Somalia’s inner turmoil shadows Al-Shabab fight

Mogadishu (Caasimada Online) – Amid the arduous fight against Al-Shabab in central Somalia, a rift has emerged that could jeopardize the stability of the Somali federal government.

Former HirShabelle President Mohamed Abdi Waare, now serving as the presidential envoy for civilian protection and stabilization, has publicly aired his grievances with Defence Minister Abdikadir Mohamed Nur.

Waare alleges that rather than merely setting policies, Nur has taken to directly ordering troops, thus sidestepping the established chain of command.

In a recent interview, Waare described the Defense Minister’s actions as “overstepping” and “interfering” with both troops and their commanding officers.

He insists this has sown confusion among the ranks leading the assault against Al-Shabab and other factions.

Furthermore, Waare, who shares a close rapport with President Hassan Sheikh Mohamud, made stark claims regarding Nur’s integrity.

He contends that the Defence Minister has been misinformed about presidential directives and provided undisclosed funds to SNA leaders. The silence from Nur’s camp following these accusations is palpable.

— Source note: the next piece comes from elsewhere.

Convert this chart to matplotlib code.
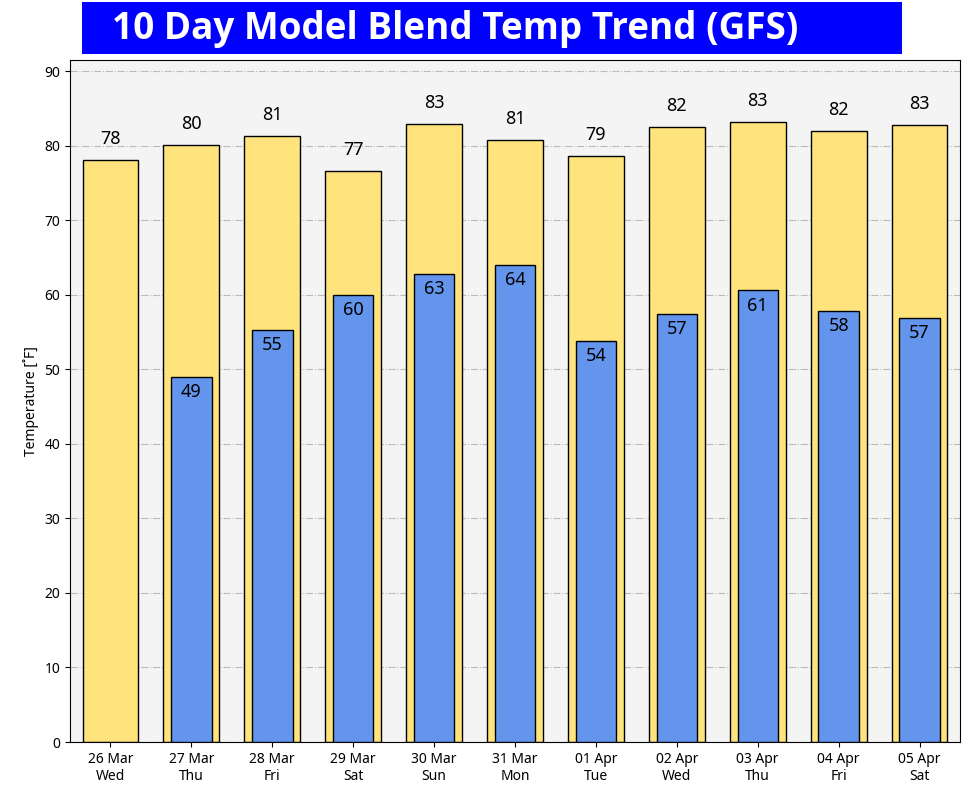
import matplotlib.pyplot as plt
from matplotlib.patches import Rectangle
import numpy as np

# dates / weekdays
dates = ['26 Mar', '27 Mar', '28 Mar', '29 Mar', '30 Mar', '31 Mar',
         '01 Apr', '02 Apr', '03 Apr', '04 Apr', '05 Apr']
days = ['Wed', 'Thu', 'Fri', 'Sat', 'Sun', 'Mon', 'Tue', 'Wed', 'Thu', 'Fri', 'Sat']

# highs and lows (F), first day has no low
highs = [78.1, 80.1, 81.3, 76.6, 82.9, 80.8, 78.6, 82.5, 83.2, 82.0, 82.8]
lows = [None, 49.0, 55.3, 60.0, 62.8, 64.0, 53.8, 57.4, 60.6, 57.8, 56.9]

plt.rcParams['font.family'] = ['Noto Sans', 'DejaVu Sans']

fig = plt.figure(figsize=(9.65, 7.92), dpi=100)
ax = fig.add_axes([70 / 965, 1 - 742 / 792, 890 / 965, 682 / 792])
ax.set_facecolor('#f4f4f5')

x = np.arange(len(dates))
ax.bar(x, highs, width=0.69, color='#ffe37d', edgecolor='black', linewidth=1, zorder=2)
for xi, h in zip(x, highs):
    ax.annotate(f'{round(h)}', (xi, h), xytext=(0, 15), textcoords='offset points',
                ha='center', va='center', fontsize=13)

for xi, lo in zip(x, lows):
    if lo is None:
        continue
    ax.bar(xi, lo, width=0.5, color='#6495ed', edgecolor='black', linewidth=1, zorder=3)
    ax.annotate(f'{round(lo)}', (xi, lo), xytext=(0, -11), textcoords='offset points',
                ha='center', va='center', fontsize=13, zorder=4)

ax.set_xlim(-0.5, len(dates) - 0.5)
ax.set_ylim(0, 91.5)
ax.set_yticks(np.arange(0, 91, 10))
ax.set_xticks(x)
ax.set_xticklabels([f'{d}\n{w}' for d, w in zip(dates, days)], fontsize=10)
ax.tick_params(axis='y', labelsize=10)
ax.grid(axis='y', linestyle='-.', color='#bbbbbb', linewidth=0.8, zorder=0)
ax.set_axisbelow(True)
ax.set_ylabel('Temperature [˚F]', fontsize=10)

# title box
fig.patches.append(Rectangle((82 / 965, 1 - 54 / 792), 820 / 965, 52 / 792,
                             transform=fig.transFigure, facecolor='#0000ff',
                             edgecolor='none'))
fig.text(112 / 965, 1 - 29 / 792, '10 Day Model Blend Temp Trend (GFS)',
         ha='left', va='center', color='white', fontsize=26.6, fontweight='bold',
         family='Open Sans')

fig.savefig('out.png', dpi=100)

A wider lens on the conflict

The SNA’s involvement in HirShabelle and Galmadug reveals its commitment to eradicate Al-Shabab, further underlining the gravity of Waare’s accusations.

As troops continue to set up base, it’s clear their objective is to cleanse areas not addressed in the initial offensive against the militant group.

The tumult couldn’t have come at a more pivotal juncture. With President Mohamud often visiting frontline troops, recent government strategies against the insurgency are under increasing scrutiny.

Analysts raised eyebrows when, during Mohamud’s sojourn to Mahas in Hiiraan, Nur was notably missing.

This absence was further spotlighted when Waare, just a day prior, labeled the Defence Minister a “divisive character,” advising against his participation in the presidential entourage.

Concerns and future strategies

Waare’s criticisms aren’t limited to Nur. He questioned the actions of Minister of Internal Affairs Ahmed Fiqi, who shared photos of Al-Shabab defectors on social platforms, inciting public dissent.

The former leader doubts Galmudug State tribes’ allegiance to President Mohamud, pointing to their purported dishonesty in anti-Al-Shabab campaigns.

An area of contention is Cawsweyne, where many soldiers are believed to have lost their lives in a recent skirmish. Yet, official details remain scarce.

Amid these challenges, the SNA prepares to transition its focus to Jubaland and Southwest states, signifying the impending second phase of operations against the insurgents.

With its high-stakes combat and political drama, the unfolding scenario begs a crucial question: Can Somalia unite against a common enemy, or will internal rifts impede this imperative mission? Only time will tell.